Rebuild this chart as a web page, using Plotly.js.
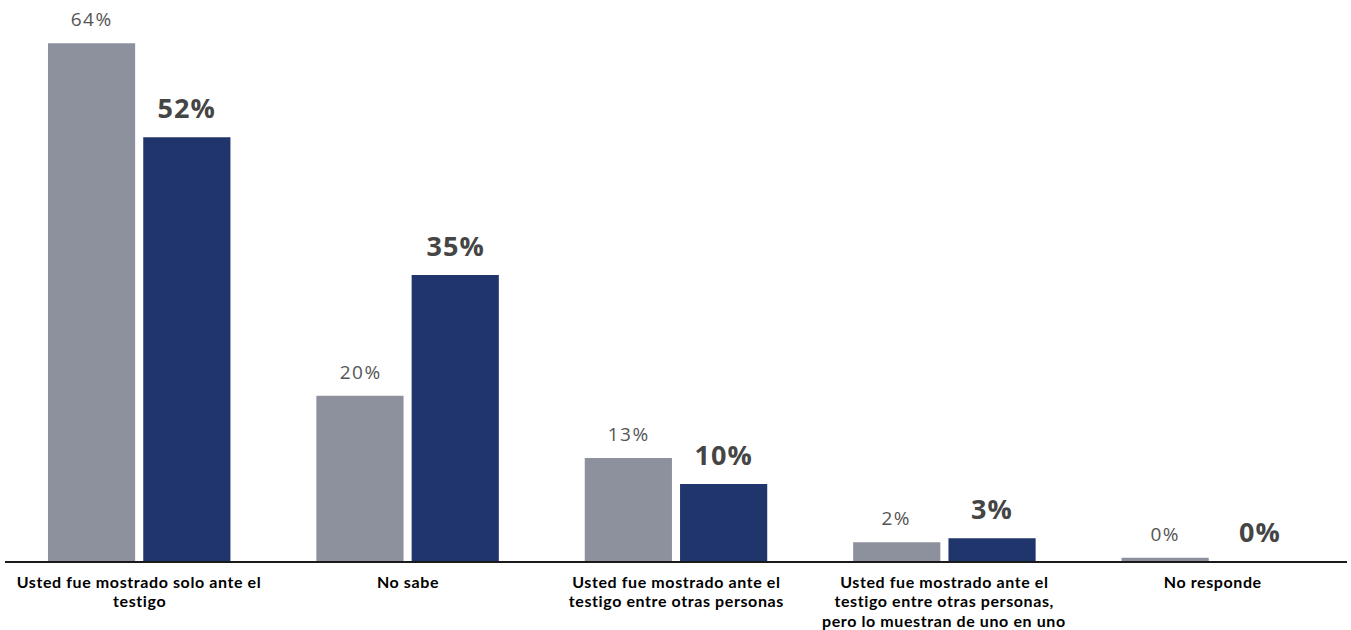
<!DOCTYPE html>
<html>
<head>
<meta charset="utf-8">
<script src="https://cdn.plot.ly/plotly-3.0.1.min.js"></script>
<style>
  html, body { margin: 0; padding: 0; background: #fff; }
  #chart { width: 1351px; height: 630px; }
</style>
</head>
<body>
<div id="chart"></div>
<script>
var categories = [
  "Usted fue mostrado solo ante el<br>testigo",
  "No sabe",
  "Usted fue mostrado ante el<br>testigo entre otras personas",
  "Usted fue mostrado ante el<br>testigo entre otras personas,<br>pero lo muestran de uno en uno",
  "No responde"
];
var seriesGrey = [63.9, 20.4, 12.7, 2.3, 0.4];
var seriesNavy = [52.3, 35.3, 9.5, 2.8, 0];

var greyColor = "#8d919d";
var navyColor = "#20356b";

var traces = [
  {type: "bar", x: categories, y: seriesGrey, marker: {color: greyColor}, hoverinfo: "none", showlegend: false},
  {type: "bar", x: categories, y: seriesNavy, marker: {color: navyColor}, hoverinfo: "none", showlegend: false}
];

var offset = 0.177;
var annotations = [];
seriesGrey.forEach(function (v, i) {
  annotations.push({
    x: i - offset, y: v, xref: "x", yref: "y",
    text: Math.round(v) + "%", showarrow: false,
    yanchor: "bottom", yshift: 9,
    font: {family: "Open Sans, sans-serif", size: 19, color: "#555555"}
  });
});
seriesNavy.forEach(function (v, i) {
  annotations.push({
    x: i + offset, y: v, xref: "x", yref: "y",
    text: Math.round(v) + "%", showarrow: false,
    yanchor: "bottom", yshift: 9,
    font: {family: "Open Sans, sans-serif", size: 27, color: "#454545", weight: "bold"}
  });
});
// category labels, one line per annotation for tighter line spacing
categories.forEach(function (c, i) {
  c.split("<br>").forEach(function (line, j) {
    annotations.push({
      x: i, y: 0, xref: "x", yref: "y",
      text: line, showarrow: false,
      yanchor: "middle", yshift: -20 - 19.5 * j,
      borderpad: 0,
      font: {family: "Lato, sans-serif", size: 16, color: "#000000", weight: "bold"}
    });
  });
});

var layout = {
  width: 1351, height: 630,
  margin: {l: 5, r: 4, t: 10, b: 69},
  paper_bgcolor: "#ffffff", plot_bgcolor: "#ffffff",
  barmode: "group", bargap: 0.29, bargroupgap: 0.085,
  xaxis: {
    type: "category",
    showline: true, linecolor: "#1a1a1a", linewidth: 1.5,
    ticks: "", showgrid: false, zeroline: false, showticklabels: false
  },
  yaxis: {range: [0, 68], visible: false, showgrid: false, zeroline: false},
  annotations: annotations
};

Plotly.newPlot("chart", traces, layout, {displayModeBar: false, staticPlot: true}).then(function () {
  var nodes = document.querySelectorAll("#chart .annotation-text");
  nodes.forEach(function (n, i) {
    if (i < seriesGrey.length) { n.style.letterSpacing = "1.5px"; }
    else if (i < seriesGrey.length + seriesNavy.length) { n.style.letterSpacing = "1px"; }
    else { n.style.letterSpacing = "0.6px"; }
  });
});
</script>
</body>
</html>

-----

*Stated task:*
Are you able to set down all the lines above exactly, without any pictures?

*Response below:*
Rebuild this chart as a web page, using Plotly.js.
<!DOCTYPE html>
<html>
<head>
<meta charset="utf-8">
<script src="https://cdn.plot.ly/plotly-3.0.1.min.js"></script>
<style>
  html, body { margin: 0; padding: 0; background: #fff; }
  #chart { width: 1351px; height: 630px; }
</style>
</head>
<body>
<div id="chart"></div>
<script>
var categories = [
  "Usted fue mostrado solo ante el<br>testigo",
  "No sabe",
  "Usted fue mostrado ante el<br>testigo entre otras personas",
  "Usted fue mostrado ante el<br>testigo entre otras personas,<br>pero lo muestran de uno en uno",
  "No responde"
];
var seriesGrey = [63.9, 20.4, 12.7, 2.3, 0.4];
var seriesNavy = [52.3, 35.3, 9.5, 2.8, 0];

var greyColor = "#8d919d";
var navyColor = "#20356b";

var traces = [
  {type: "bar", x: categories, y: seriesGrey, marker: {color: greyColor}, hoverinfo: "none", showlegend: false},
  {type: "bar", x: categories, y: seriesNavy, marker: {color: navyColor}, hoverinfo: "none", showlegend: false}
];

var offset = 0.177;
var annotations = [];
seriesGrey.forEach(function (v, i) {
  annotations.push({
    x: i - offset, y: v, xref: "x", yref: "y",
    text: Math.round(v) + "%", showarrow: false,
    yanchor: "bottom", yshift: 9,
    font: {family: "Open Sans, sans-serif", size: 19, color: "#555555"}
  });
});
seriesNavy.forEach(function (v, i) {
  annotations.push({
    x: i + offset, y: v, xref: "x", yref: "y",
    text: Math.round(v) + "%", showarrow: false,
    yanchor: "bottom", yshift: 9,
    font: {family: "Open Sans, sans-serif", size: 27, color: "#454545", weight: "bold"}
  });
});
// category labels, one line per annotation for tighter line spacing
categories.forEach(function (c, i) {
  c.split("<br>").forEach(function (line, j) {
    annotations.push({
      x: i, y: 0, xref: "x", yref: "y",
      text: line, showarrow: false,
      yanchor: "middle", yshift: -20 - 19.5 * j,
      borderpad: 0,
      font: {family: "Lato, sans-serif", size: 16, color: "#000000", weight: "bold"}
    });
  });
});

var layout = {
  width: 1351, height: 630,
  margin: {l: 5, r: 4, t: 10, b: 69},
  paper_bgcolor: "#ffffff", plot_bgcolor: "#ffffff",
  barmode: "group", bargap: 0.29, bargroupgap: 0.085,
  xaxis: {
    type: "category",
    showline: true, linecolor: "#1a1a1a", linewidth: 1.5,
    ticks: "", showgrid: false, zeroline: false, showticklabels: false
  },
  yaxis: {range: [0, 68], visible: false, showgrid: false, zeroline: false},
  annotations: annotations
};

Plotly.newPlot("chart", traces, layout, {displayModeBar: false, staticPlot: true}).then(function () {
  var nodes = document.querySelectorAll("#chart .annotation-text");
  nodes.forEach(function (n, i) {
    if (i < seriesGrey.length) { n.style.letterSpacing = "1.5px"; }
    else if (i < seriesGrey.length + seriesNavy.length) { n.style.letterSpacing = "1px"; }
    else { n.style.letterSpacing = "0.6px"; }
  });
});
</script>
</body>
</html>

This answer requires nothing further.